# Driving in Spain



## wobby (May 1, 2005)

Has anyone come across this:-

EU DRIVING LICENCES IN SPAIN - Medicals
New laws have been recently introduced and these state that if you hold an EU driving licence, you need to hold a medical certificate, the same as a Spanish national. For drivers aged between 18-45, your medical examination is every 10 years. From 45-70 years, every 5 years and for 70 years of age upwards, every two years. If you are caught for ANY driving offence and your medical examination is not current, you will be deemed to NOT HAVE a driving licence.

Got it off of this site:-

http://www.idealspain.com/Pages/Information/DrivingSpain.htm

Wobby


----------



## cabby (May 14, 2005)

Is this a futuristic posting as the time is only 12:05 on my comp. :wink: :wink: 
Apart from that I cannot imagine that this would affect a licence holder with one issued in the UK, as nothing has been screamed about in the news.I believe that we state we are physically fit when we apply for the licence over here.self certifying as such. :roll: :roll: 

cabby


----------



## PeterandLinda (Feb 21, 2009)

Hi

I'm not convinced that this is correct. I have just seen this from 'arrive in Spain. com' :-

"Holders of *non-EU *driving licences require a medical certificate to obtain a Spanish driving licence. The medical examination is carried out in designated clinics (centros de reconocimento médico para conductores), which are open from 10am to 2pm and from 4 to 8pm Mondays to Fridays. The examination includes eyesight, hearing, pulse and blood pressure tests, and tests for speed of reaction, judgement of the speed of other vehicles and acuteness of visual identification. If you wear glasses or contact lenses, you're tested with them and your licence with be annotated to indicate this (note also that you must carry a spare pair when driving). The medical certificate is valid for 90 days, during which time you must make your application for a licence (or a renewal). Three passport-sized photographs are required . "

Methinks further research needed before medical.

P&L


----------



## javea (Jun 8, 2007)

I have always been under the impression that if it was legal for you to drive in your own EU country then it was also legal for you to drive in any other country in the EU.

If this new law did apply to tourists I would have thought that hire companies would be asking for medical certificates to be produced because if you are deemed not to be in possession of a driving licence their insurance cover would be deemed to be invalid.

In an endeavour to obtain formal clarification I have contacted the Spanish Embassy in London and when I have their response I will post it on the forum.


----------



## PeterandLinda (Feb 21, 2009)

Hi

More research reveals the following:-

"The law in Spain requires you to have a medical check as required by all drivers. So after a little hunting around and a lot of time spent on reserch on the internet and talking to the local police, I discovered that all EU Driving Licence holders That are RESIDENTS of Spain, must comply with the law of Medical Checks. This means you if you are Ex-pat living or working here in Spain.

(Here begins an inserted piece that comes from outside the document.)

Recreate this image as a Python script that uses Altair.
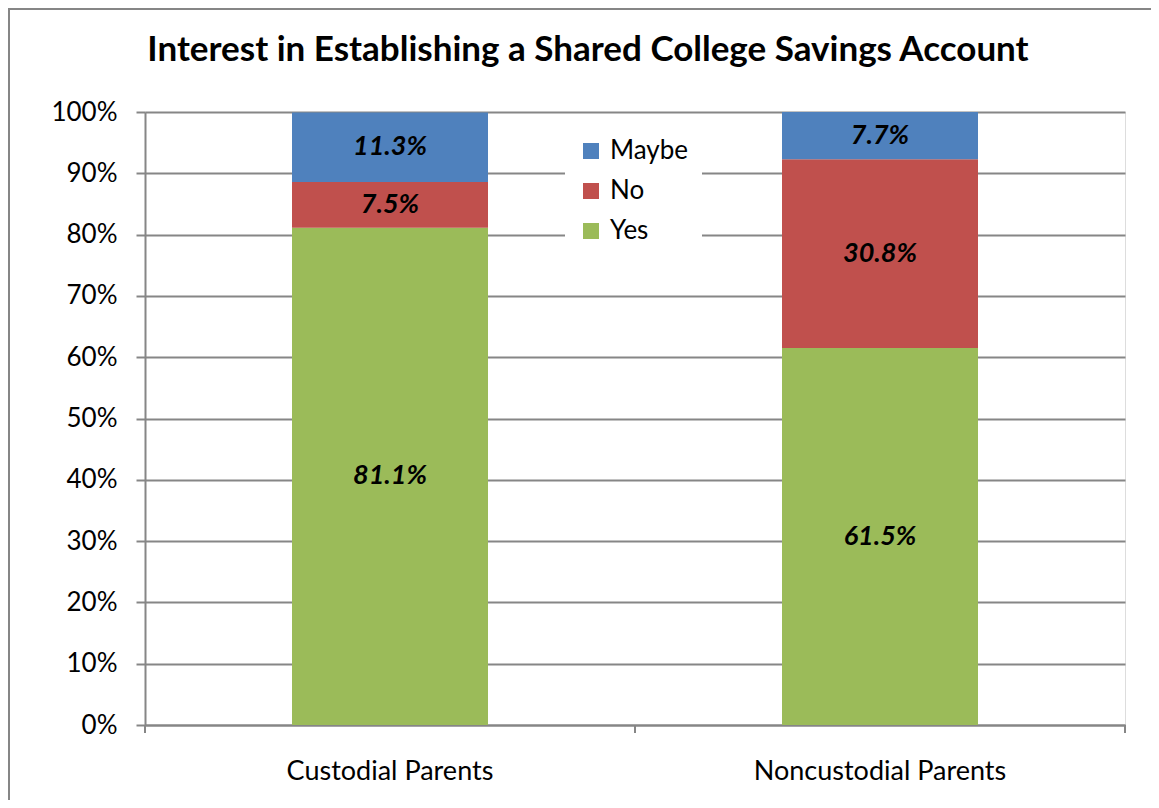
import altair as alt
import pandas as pd

categories = ["Custodial Parents", "Noncustodial Parents"]
responses = ["Yes", "No", "Maybe"]
yes_values = [81.1, 61.5]
no_values = [7.5, 30.8]
maybe_values = [11.3, 7.7]
y_tick_values = [0, 0.1, 0.2, 0.3, 0.4, 0.5, 0.6, 0.7, 0.8, 0.9, 1.0]
legend_order = ["Maybe", "No", "Yes"]
colors = ["#4F81BD", "#C0504D", "#9BBB59"]
title_text = "Interest in Establishing a Shared College Savings Account"

rows = []
for i, c in enumerate(categories):
    for order, (r, vals) in enumerate(zip(responses, [yes_values, no_values, maybe_values])):
        rows.append({"category": c, "response": r, "order": order, "value": vals[i] / 100})
df = pd.DataFrame(rows)

FONT = "Lato"
GRAY = "#868686"
W, H = 980, 613
PAD_L, PAD_T, PAD_R, PAD_B = 137, 104, 26, 75

x_scale = alt.Scale(domain=categories, paddingInner=0.6, paddingOuter=0.3)
y_scale = alt.Scale(domain=[0, 1], nice=False)
color_scale = alt.Scale(domain=legend_order, range=colors)

base = alt.Chart(df).transform_stack(
    stack="value", groupby=["category"], as_=["y0", "y1"], sort=[alt.SortField("order")]
).transform_calculate(mid="(datum.y0 + datum.y1) / 2")

bars = base.mark_bar().encode(
    x=alt.X("category:N", scale=x_scale, sort=categories,
            axis=alt.Axis(title=None, ticks=False, labelAngle=0, labelFont=FONT,
                          labelFontSize=27, labelPadding=33, labelColor="black",
                          labelLimit=0, domainColor=GRAY, domainWidth=2, grid=False)),
    y=alt.Y("y0:Q", scale=y_scale,
            axis=alt.Axis(values=y_tick_values, format=".0%", title=None, labelFont=FONT,
                          labelFontSize=26, labelColor="black", labelPadding=19,
                          tickSize=9, tickColor=GRAY, tickWidth=2,
                          gridColor=GRAY, gridWidth=2, domainColor=GRAY, domainWidth=2)),
    y2="y1:Q",
    color=alt.Color("response:N", scale=color_scale, sort=legend_order,
                    legend=alt.Legend(title=None, orient="none", legendX=420, legendY=13,
                                      fillColor="white", padding=13, symbolType="square",
                                      symbolSize=256, symbolStrokeWidth=0, labelFont=FONT,
                                      labelFontSize=26, labelColor="black", rowPadding=14,
                                      labelOffset=6, labelLimit=0)),
)

labels = base.mark_text(font=FONT, fontSize=27, fontWeight="bold", fontStyle="italic",
                        color="black").encode(
    x=alt.X("category:N", scale=x_scale, sort=categories),
    y=alt.Y("mid:Q", scale=y_scale),
    text=alt.Text("value:Q", format=".1%"),
)

# category boundary tick marks on the x axis (decoration)
tick_layers = [
    alt.Chart(df).mark_rule(color=GRAY, strokeWidth=2).encode(
        x=alt.value(px), y=alt.value(H), y2=alt.value(H + 8))
    for px in (0, W / 2, W)
]

border_top = alt.Chart(df).mark_rule(color=GRAY, strokeWidth=2).encode(
    x=alt.value(-PAD_L), x2=alt.value(W + PAD_R), y=alt.value(-PAD_T + 1))
border_left = alt.Chart(df).mark_rule(color=GRAY, strokeWidth=2).encode(
    x=alt.value(-PAD_L + 1), y=alt.value(-PAD_T + 1), y2=alt.value(H + PAD_B))

chart = alt.layer(bars, labels, *tick_layers, border_top, border_left).properties(
    width=W, height=H,
    autosize=alt.AutoSizeParams(type="none"),
    padding={"left": PAD_L, "top": PAD_T, "right": PAD_R, "bottom": PAD_B},
    title=alt.TitleParams(title_text, font=FONT, fontSize=35, fontWeight="bold",
                          color="black", anchor="middle", frame="group", dx=-47,
                          baseline="alphabetic", offset=-88),
).configure_view(stroke=None).configure(background="white")

chart.save("out.html", embed_options={"renderer": "svg", "actions": False})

For standard cars that means people under 45 years old need to take the medical tests every ten years, from 45 to 70 years old it's every five years and when you're past 70 it's every two years. For anything over 3,500kgs, minibuses and most things with trailers its a medical every five years up to 45, every three years between 45 and 60 and every two years from then on."

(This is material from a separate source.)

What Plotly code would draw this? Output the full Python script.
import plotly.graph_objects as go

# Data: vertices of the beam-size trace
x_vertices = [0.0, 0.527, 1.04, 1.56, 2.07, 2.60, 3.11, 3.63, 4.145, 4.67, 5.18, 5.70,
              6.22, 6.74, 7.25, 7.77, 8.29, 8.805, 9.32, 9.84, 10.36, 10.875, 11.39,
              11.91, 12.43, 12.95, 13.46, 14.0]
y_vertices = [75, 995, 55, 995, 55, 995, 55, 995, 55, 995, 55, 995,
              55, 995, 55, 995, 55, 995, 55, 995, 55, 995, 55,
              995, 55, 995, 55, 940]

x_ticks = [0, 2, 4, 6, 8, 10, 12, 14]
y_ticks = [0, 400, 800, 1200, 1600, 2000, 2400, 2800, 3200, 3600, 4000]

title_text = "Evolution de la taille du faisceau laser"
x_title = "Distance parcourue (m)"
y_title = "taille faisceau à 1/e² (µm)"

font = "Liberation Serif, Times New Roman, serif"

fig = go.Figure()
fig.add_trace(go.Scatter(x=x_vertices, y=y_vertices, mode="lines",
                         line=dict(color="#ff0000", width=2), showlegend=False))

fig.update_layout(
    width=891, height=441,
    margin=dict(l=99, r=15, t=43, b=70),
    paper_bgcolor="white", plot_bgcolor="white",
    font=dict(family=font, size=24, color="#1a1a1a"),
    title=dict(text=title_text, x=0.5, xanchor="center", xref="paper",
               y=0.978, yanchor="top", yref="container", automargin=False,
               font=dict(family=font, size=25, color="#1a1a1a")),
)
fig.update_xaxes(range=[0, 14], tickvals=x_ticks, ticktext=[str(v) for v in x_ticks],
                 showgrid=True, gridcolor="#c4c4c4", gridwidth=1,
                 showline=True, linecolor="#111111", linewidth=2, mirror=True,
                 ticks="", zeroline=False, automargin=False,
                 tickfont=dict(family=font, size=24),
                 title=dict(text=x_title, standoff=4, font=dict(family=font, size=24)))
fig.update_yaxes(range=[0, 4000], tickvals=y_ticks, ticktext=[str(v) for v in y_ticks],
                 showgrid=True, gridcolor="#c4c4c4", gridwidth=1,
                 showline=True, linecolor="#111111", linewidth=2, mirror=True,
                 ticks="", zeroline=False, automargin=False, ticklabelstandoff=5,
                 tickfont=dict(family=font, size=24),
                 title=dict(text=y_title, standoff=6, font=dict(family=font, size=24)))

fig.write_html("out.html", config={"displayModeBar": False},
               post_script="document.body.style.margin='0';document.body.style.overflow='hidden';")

This is the best summary of dozens of webpages, the indications are also that you need to do all this if you are in Spain for more than six months, otherwise not. Relax, Portugal ain't far away!

P&L


----------



## 38Rover (Nov 9, 2006)

The law only applies to ex pats who are residents but of course if you are in Spain for than 6 months you should take out residencia in fact any EU country where you stay for more than 6 months.Be warned taking up residencia opens a whole can of worms like registering your vehicle etc don't go there unless you live in Spain


----------